Simmer is such an appropriate name for a band like this. It’s not going to get overly excited, and you can leave it on in the background without having to pay too much attention to it. The Cheshire band made waves last year with their popular EP, ‘Yellow Streak’ and have come round with their debut full-length ‘Paper Prisms’ to continue their soothing and mellow ambience.
As soon as the fuzzy guitar starts on ‘Faze’, all the feelings on ‘Yellow Streak’ are instantly back as Simmer have got their mould out for another run. The quiet vocals have become a staple for the band who are leading the way for this new generation of sad-punk that Britain is producing. An emotional but vague throwback to the 90s has become extremely popular as the taste of minimalist yet miserable music is rife with the kids that never got to experience grunge.

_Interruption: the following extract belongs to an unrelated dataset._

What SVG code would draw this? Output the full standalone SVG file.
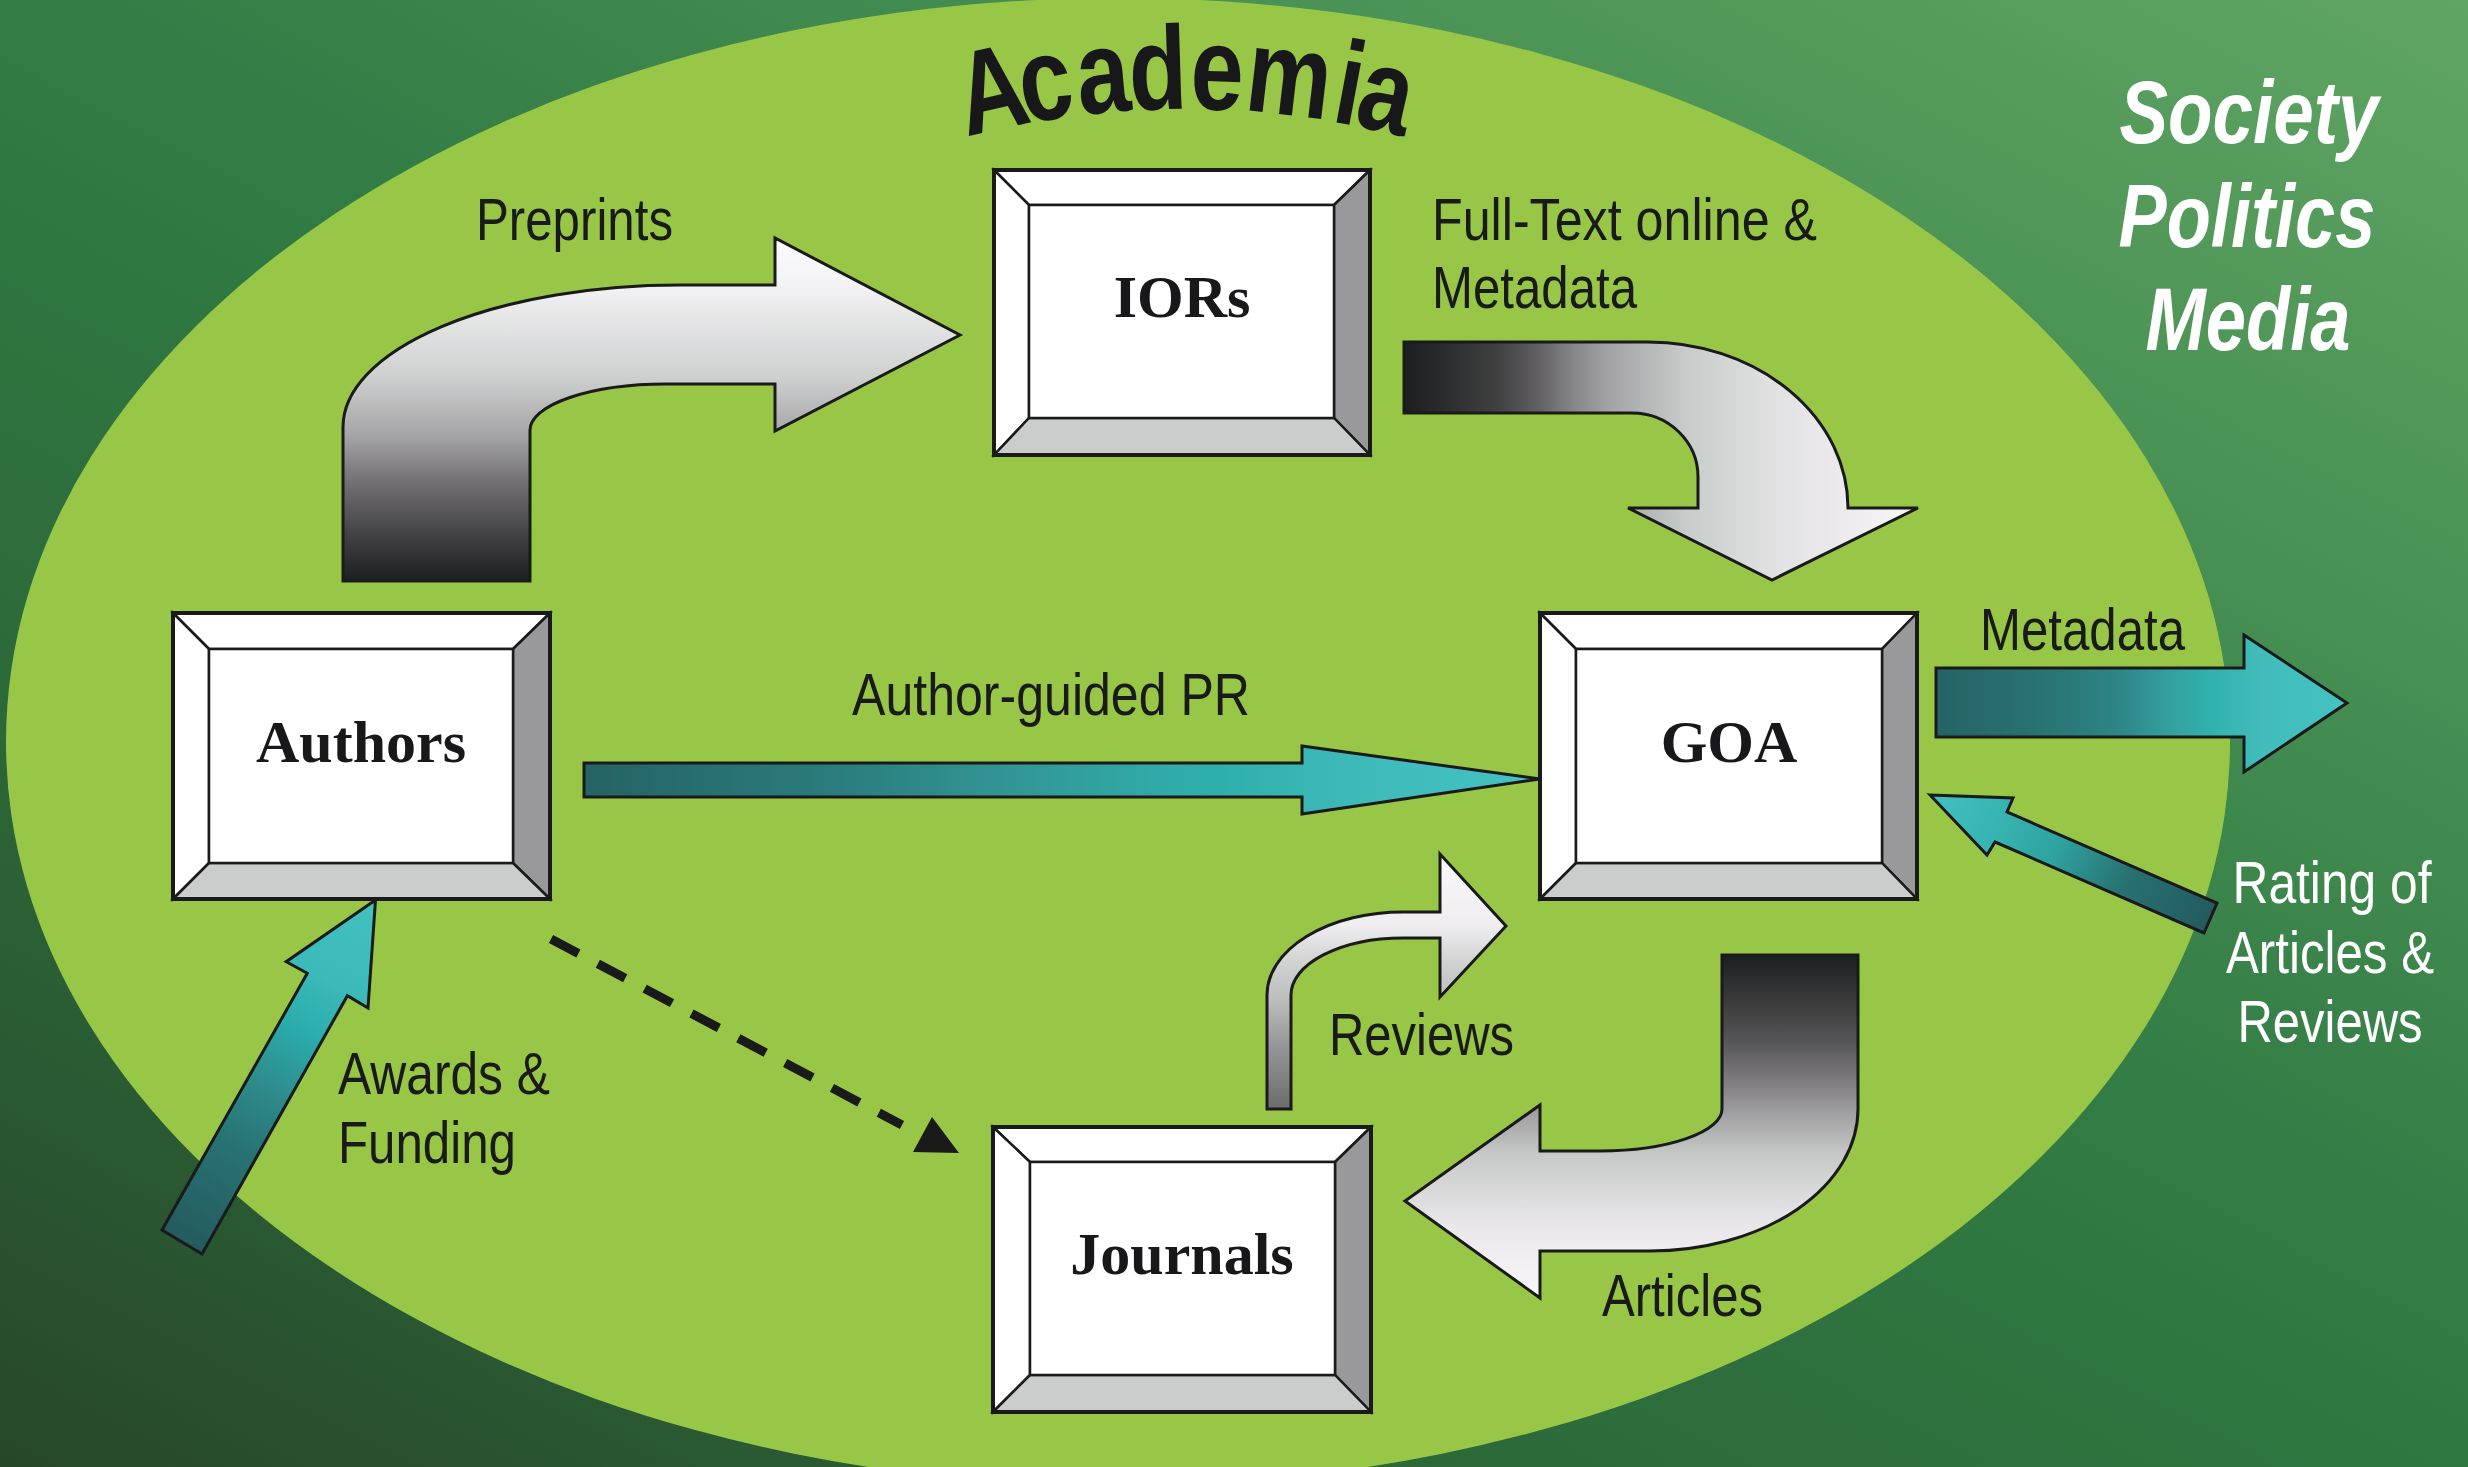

The instrumental ‘Calendar’ has the bare backbone of a poetic Title Fight track, and main single ‘Charles’ has a bit more oomph from singer Julius Schiazza to give it a more direction and excitement.
If you listen to music based on poignant indie films where the antagonist stares out of the window of a bus with their headphones on, or even if you find Basement are too melodic and heavy for you, then Simmer are your knights in slightly glimmering armour. ‘Paper Prisms’ is an ideal soundtrack for your break-up, but there just aren’t enough memorable moments or songs here. ‘Antwerp’ is too slow and dramatic for so early on in the album, and, although ‘Caliche’ is one of the highlights, you wouldn’t be able to pick it out if the record was put on shuffle. Simmer are probably the best at what they do, but the interest and repeatability is compromised for melancholy.